*** DATASET CONTENT

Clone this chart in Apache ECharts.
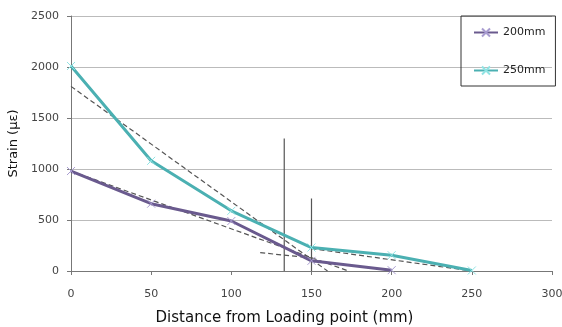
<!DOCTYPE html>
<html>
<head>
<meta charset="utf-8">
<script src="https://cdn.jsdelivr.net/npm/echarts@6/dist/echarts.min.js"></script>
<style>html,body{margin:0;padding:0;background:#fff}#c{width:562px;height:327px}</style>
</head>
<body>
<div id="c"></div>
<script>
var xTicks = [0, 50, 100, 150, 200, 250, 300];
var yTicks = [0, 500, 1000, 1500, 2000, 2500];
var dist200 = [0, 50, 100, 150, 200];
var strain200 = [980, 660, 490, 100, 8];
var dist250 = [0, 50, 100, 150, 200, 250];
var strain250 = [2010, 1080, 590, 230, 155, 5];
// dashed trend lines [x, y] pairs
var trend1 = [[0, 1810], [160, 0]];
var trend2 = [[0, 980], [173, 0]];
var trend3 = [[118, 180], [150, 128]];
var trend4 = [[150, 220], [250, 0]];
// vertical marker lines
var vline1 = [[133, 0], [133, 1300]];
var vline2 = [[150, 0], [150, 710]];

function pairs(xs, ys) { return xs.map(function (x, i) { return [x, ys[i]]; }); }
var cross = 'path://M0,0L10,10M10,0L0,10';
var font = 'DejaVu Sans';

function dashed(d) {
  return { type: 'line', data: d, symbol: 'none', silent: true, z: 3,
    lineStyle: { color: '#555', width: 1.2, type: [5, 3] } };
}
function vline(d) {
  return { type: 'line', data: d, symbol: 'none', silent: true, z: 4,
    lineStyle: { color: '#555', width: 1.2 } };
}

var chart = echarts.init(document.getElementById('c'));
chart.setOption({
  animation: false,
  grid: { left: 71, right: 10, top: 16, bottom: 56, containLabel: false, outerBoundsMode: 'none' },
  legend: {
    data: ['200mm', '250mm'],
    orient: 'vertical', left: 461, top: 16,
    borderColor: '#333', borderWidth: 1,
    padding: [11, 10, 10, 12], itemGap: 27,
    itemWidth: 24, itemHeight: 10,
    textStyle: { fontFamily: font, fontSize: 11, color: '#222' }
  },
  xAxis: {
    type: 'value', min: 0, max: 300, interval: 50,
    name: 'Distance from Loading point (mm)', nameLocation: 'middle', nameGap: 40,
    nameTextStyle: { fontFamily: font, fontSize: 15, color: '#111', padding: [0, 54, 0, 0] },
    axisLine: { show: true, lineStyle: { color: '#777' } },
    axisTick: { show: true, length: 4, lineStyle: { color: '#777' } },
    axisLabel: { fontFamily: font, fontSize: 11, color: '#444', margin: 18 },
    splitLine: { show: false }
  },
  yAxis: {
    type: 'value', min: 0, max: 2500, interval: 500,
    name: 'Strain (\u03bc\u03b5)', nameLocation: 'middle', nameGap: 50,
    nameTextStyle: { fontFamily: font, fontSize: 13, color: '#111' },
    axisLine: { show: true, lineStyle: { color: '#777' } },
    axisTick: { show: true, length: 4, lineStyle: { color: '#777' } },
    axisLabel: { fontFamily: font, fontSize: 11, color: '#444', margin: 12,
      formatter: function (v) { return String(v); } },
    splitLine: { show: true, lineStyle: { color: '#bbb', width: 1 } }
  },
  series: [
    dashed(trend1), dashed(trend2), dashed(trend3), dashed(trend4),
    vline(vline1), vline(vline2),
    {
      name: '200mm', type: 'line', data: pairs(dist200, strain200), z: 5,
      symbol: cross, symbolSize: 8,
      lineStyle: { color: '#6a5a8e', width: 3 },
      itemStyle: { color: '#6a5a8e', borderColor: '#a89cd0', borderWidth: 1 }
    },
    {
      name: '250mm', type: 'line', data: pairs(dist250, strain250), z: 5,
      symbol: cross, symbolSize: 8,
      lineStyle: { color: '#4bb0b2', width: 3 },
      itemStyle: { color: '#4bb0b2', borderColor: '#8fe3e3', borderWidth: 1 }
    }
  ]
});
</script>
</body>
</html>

******

■ GIVEN EXERCISE ■
Working from the lines above, reproduce the material exactly and exclude its pictures.

■ REPLY ■
Clone this chart in Apache ECharts.
<!DOCTYPE html>
<html>
<head>
<meta charset="utf-8">
<script src="https://cdn.jsdelivr.net/npm/echarts@6/dist/echarts.min.js"></script>
<style>html,body{margin:0;padding:0;background:#fff}#c{width:562px;height:327px}</style>
</head>
<body>
<div id="c"></div>
<script>
var xTicks = [0, 50, 100, 150, 200, 250, 300];
var yTicks = [0, 500, 1000, 1500, 2000, 2500];
var dist200 = [0, 50, 100, 150, 200];
var strain200 = [980, 660, 490, 100, 8];
var dist250 = [0, 50, 100, 150, 200, 250];
var strain250 = [2010, 1080, 590, 230, 155, 5];
// dashed trend lines [x, y] pairs
var trend1 = [[0, 1810], [160, 0]];
var trend2 = [[0, 980], [173, 0]];
var trend3 = [[118, 180], [150, 128]];
var trend4 = [[150, 220], [250, 0]];
// vertical marker lines
var vline1 = [[133, 0], [133, 1300]];
var vline2 = [[150, 0], [150, 710]];

function pairs(xs, ys) { return xs.map(function (x, i) { return [x, ys[i]]; }); }
var cross = 'path://M0,0L10,10M10,0L0,10';
var font = 'DejaVu Sans';

function dashed(d) {
  return { type: 'line', data: d, symbol: 'none', silent: true, z: 3,
    lineStyle: { color: '#555', width: 1.2, type: [5, 3] } };
}
function vline(d) {
  return { type: 'line', data: d, symbol: 'none', silent: true, z: 4,
    lineStyle: { color: '#555', width: 1.2 } };
}

var chart = echarts.init(document.getElementById('c'));
chart.setOption({
  animation: false,
  grid: { left: 71, right: 10, top: 16, bottom: 56, containLabel: false, outerBoundsMode: 'none' },
  legend: {
    data: ['200mm', '250mm'],
    orient: 'vertical', left: 461, top: 16,
    borderColor: '#333', borderWidth: 1,
    padding: [11, 10, 10, 12], itemGap: 27,
    itemWidth: 24, itemHeight: 10,
    textStyle: { fontFamily: font, fontSize: 11, color: '#222' }
  },
  xAxis: {
    type: 'value', min: 0, max: 300, interval: 50,
    name: 'Distance from Loading point (mm)', nameLocation: 'middle', nameGap: 40,
    nameTextStyle: { fontFamily: font, fontSize: 15, color: '#111', padding: [0, 54, 0, 0] },
    axisLine: { show: true, lineStyle: { color: '#777' } },
    axisTick: { show: true, length: 4, lineStyle: { color: '#777' } },
    axisLabel: { fontFamily: font, fontSize: 11, color: '#444', margin: 18 },
    splitLine: { show: false }
  },
  yAxis: {
    type: 'value', min: 0, max: 2500, interval: 500,
    name: 'Strain (\u03bc\u03b5)', nameLocation: 'middle', nameGap: 50,
    nameTextStyle: { fontFamily: font, fontSize: 13, color: '#111' },
    axisLine: { show: true, lineStyle: { color: '#777' } },
    axisTick: { show: true, length: 4, lineStyle: { color: '#777' } },
    axisLabel: { fontFamily: font, fontSize: 11, color: '#444', margin: 12,
      formatter: function (v) { return String(v); } },
    splitLine: { show: true, lineStyle: { color: '#bbb', width: 1 } }
  },
  series: [
    dashed(trend1), dashed(trend2), dashed(trend3), dashed(trend4),
    vline(vline1), vline(vline2),
    {
      name: '200mm', type: 'line', data: pairs(dist200, strain200), z: 5,
      symbol: cross, symbolSize: 8,
      lineStyle: { color: '#6a5a8e', width: 3 },
      itemStyle: { color: '#6a5a8e', borderColor: '#a89cd0', borderWidth: 1 }
    },
    {
      name: '250mm', type: 'line', data: pairs(dist250, strain250), z: 5,
      symbol: cross, symbolSize: 8,
      lineStyle: { color: '#4bb0b2', width: 3 },
      itemStyle: { color: '#4bb0b2', borderColor: '#8fe3e3', borderWidth: 1 }
    }
  ]
});
</script>
</body>
</html>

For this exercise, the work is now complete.